Глянул парень – вобля! – тыща шессот шешнаццатый год, оказываецца! Ну, и дела!
-- Чё делать-то станем? – спрашиват котейку.
-- Чё-чё! Валить отсель надобно, покуда не заметили. – В твоей одёшке враз за колдуна како-нить примут, да и спалят на костре нафик! Аль решат, што шпиён аглицкий, тож не мёд – башку с плеч долой, у их тута енто быстро делаецца, бес суда и слетствея. Да и мне не поздоровицца; я хошь и не чёрной масти, дык рас с тобою вместе, значит, тож дьявольское отродье, и меня спалят до кучи. На-ко, перевденьса; я тута, покуда ты в отключке был, на разведку слазал, кой-чё из одежонки спёр по-тихому. Одевай!

Напялил Ванька камзол с позументами, панталоны с чулками, башмаки с серебряными пряжками, а на башку шляпу нацепил со страусиными перьями. Ни дать, ни взять – лыцарь, аль ищщо какой маркис! Котейко тож причепурилса: пажесскую куртейку нацепил, беретец – тож с пёрышком, только гусиным, жабо, опять же… Тока штаноф не нашлося для ево, фсе уш больно велики оказалиса. Зато сапоги знатные надыбал: выше коленок, с гармошкой, с отворотами, да со шпорами… Красотищща!!! Так бес штаноф, но в сапогах, и пошёл.

Долго ли, коротко ли бродили Ванька с котейкой по галдереям да анфеладам, но сыскали, таки, свой ковришко – да не где-нить, а на стене принцессовой опочивальни, прям подле ложа с шёлковым балдахином. И сама принцесса тама же была – дрыхла опосля бала, который фсю ночь длилса. Хотел Ванька, было, к ей в постелю забрацца, да котейка так фыркнул на ево, што сразу всяки дурны мысли из башки вылетели.
-- Давай, Вань, бери меня подмышку, и полезай вооооон туда, хде дуб наш нарисован, прям в ево дупло, штоб не промахнуцца.

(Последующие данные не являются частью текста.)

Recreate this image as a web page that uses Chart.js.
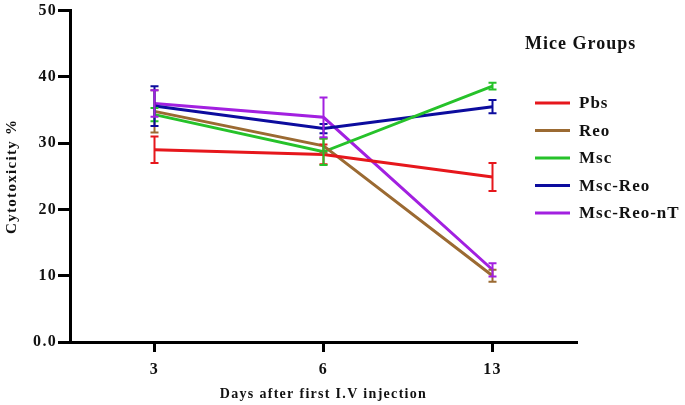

Так Ванька и сделал. Выбралса он из дупла, а подле вот он, шалаш родимый, из ковра волшебнова сделанный.
-- Чудеса! – промолвил Ванька, слегка опомнившись от свово приключенея. – Стало быть, таперича я куда хошь могу попасть, ежели взбрендит?
-- А то! – отвечает котейко. – Тока сперва научися как следовает пользовацца, а не то, упаси Бог, вляпаешса в каку-нить есторию, вовек не оправишса, коль жив останешса.

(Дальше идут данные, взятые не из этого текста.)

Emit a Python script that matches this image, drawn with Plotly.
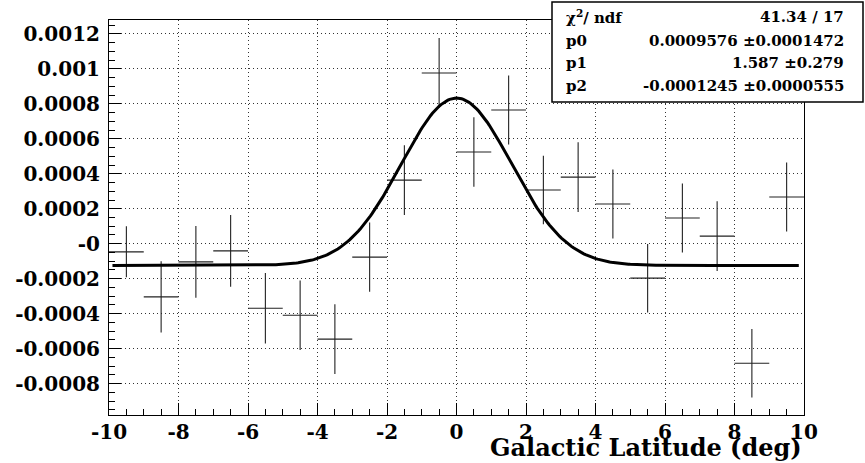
import numpy as np
import plotly.graph_objects as go

# ---- data ----
bin_centers = [-9.5, -8.5, -7.5, -6.5, -5.5, -4.5, -3.5, -2.5, -1.5, -0.5,
               0.5, 1.5, 2.5, 3.5, 4.5, 5.5, 6.5, 7.5, 8.5, 9.5]
values = [-0.0000464, -0.000304, -0.000104, -0.000041, -0.000369, -0.000409,
          -0.000546, -0.000077, 0.000364, 0.000977, 0.000525, 0.000765,
          0.000307, 0.000381, 0.000227, -0.000197, 0.000147, 0.0000435,
          -0.000684, 0.000267]
y_errors = [0.000146, 0.000204, 0.000205, 0.000205, 0.000202, 0.000199,
            0.000200, 0.000198, 0.000200, 0.000200, 0.000199, 0.000198,
            0.000196, 0.000200, 0.000197, 0.000196, 0.000197, 0.000200,
            0.000196, 0.000197]
x_half_width = [0.5] * len(bin_centers)

# fit parameters shown in the stats box
p0, p1, p2 = 0.0009576, 1.587, -0.0001245
stats_labels = ["χ<sup>2</sup>/ ndf", "p0", "p1", "p2"]
stats_values = ["41.34 / 17", "0.0009576 ±0.0001472", "1.587 ±0.279",
                "-0.0001245 ±0.0000555"]

x_ticks = [-10, -8, -6, -4, -2, 0, 2, 4, 6, 8, 10]
x_ticktext = ["-10", "-8", "-6", "-4", "-2", "0", "2", "4", "6", "8", "10"]
y_ticks = [-0.0008, -0.0006, -0.0004, -0.0002, 0.0, 0.0002, 0.0004,
           0.0006, 0.0008, 0.001, 0.0012]
y_ticktext = ["-0.0008", "-0.0006", "-0.0004", "-0.0002", "-0", "0.0002",
              "0.0004", "0.0006", "0.0008", "0.001", "0.0012"]
x_title = "Galactic Latitude (deg)"

# ---- figure ----
W, H = 865, 463
L, R, T, B = 109, 804, 20, 415
FONT = "DejaVu Serif"

def px_x(px):
    return (px - L) / (R - L)

def px_y(py):
    return (B - py) / (B - T)

fit_x = np.linspace(-9.9, 9.85, 400)
fit_y = p0 * np.exp(-0.5 * (fit_x / p1) ** 2) + p2

fig = go.Figure()
fig.add_trace(go.Scatter(
    x=bin_centers, y=values, mode="markers",
    marker=dict(size=1, color="rgba(0,0,0,0)"),
    error_x=dict(type="data", array=x_half_width, width=0, thickness=1.1, color="#222"),
    error_y=dict(type="data", array=y_errors, width=0, thickness=1.1, color="#222"),
    showlegend=False, hoverinfo="skip"))
fig.add_trace(go.Scatter(
    x=fit_x, y=fit_y, mode="lines", line=dict(color="black", width=3),
    showlegend=False, hoverinfo="skip"))

axis_common = dict(
    showline=True, linecolor="black", linewidth=1, mirror=True,
    showgrid=True, gridcolor="#333", griddash="1px,3px", gridwidth=1,
    ticks="inside", ticklen=12, tickcolor="black", tickwidth=1,
    zeroline=False,
    tickfont=dict(family=FONT, size=20, color="black", weight="bold"),
)

fig.update_xaxes(range=[-10, 10], tickvals=x_ticks, ticktext=x_ticktext,
                 minor=dict(dtick=0.5, ticks="inside", ticklen=6, tickcolor="black", showgrid=False),
                 ticklabelstandoff=-1,
                 **axis_common)
fig.update_yaxes(range=[-0.00098, 0.00128], tickvals=y_ticks, ticktext=y_ticktext,
                 minor=dict(dtick=0.00005, ticks="inside", ticklen=6, tickcolor="black", showgrid=False),
                 ticklabelstandoff=4,
                 **axis_common)

# x-axis title, right aligned at end of axis
fig.add_annotation(text=x_title, xref="paper", yref="paper",
                   x=1.0, y=px_y(447), xanchor="right", yanchor="middle",
                   showarrow=False,
                   font=dict(family=FONT, size=24, color="black", weight="bold"))

# stats box
box_l, box_r, box_t, box_b = 552, 863, 2, 102
fig.add_shape(type="rect", xref="paper", yref="paper",
              x0=px_x(box_l), x1=px_x(box_r), y0=px_y(box_b), y1=px_y(box_t),
              line=dict(color="black", width=1.5), fillcolor="white", layer="above")
row_y = [17, 41, 63, 86]
for lab, val, ry in zip(stats_labels, stats_values, row_y):
    fig.add_annotation(text=lab, xref="paper", yref="paper",
                       x=px_x(564), y=px_y(ry), xanchor="left", yanchor="middle",
                       showarrow=False,
                       font=dict(family=FONT, size=15, color="black", weight="bold"))
    fig.add_annotation(text=val, xref="paper", yref="paper",
                       x=px_x(846), y=px_y(ry), xanchor="right", yanchor="middle",
                       showarrow=False,
                       font=dict(family=FONT, size=15, color="black", weight="bold"))

fig.update_layout(
    width=W, height=H,
    margin=dict(l=L, r=W - R, t=T, b=H - B, pad=0),
    paper_bgcolor="white", plot_bgcolor="white",
)

fig.write_html("out.html")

И стал Ванька учицца с ковром управляцца, да не на страх, а на совесть – не то, что в Политехе, где он на лекциях стешки сочинял да скаски выдумывал. А научилса, нет ли – то мне покуда неведомо. Скоро скаска сказываецца, да не скоро придумываецца. Обождите малость; пойду, хлебну бражки, да медовым пряничком закушу, тогда, мож быть, и влетит чё-нить в мою дурну голову.
Ежели соврал чё – не серчайте: вчерась на пиру был у одново царя-батюшки, медоф перебрал малость, а сказывал енту скаску с утра нонче; мож, чё-нить и не то с бодуна примерещилос.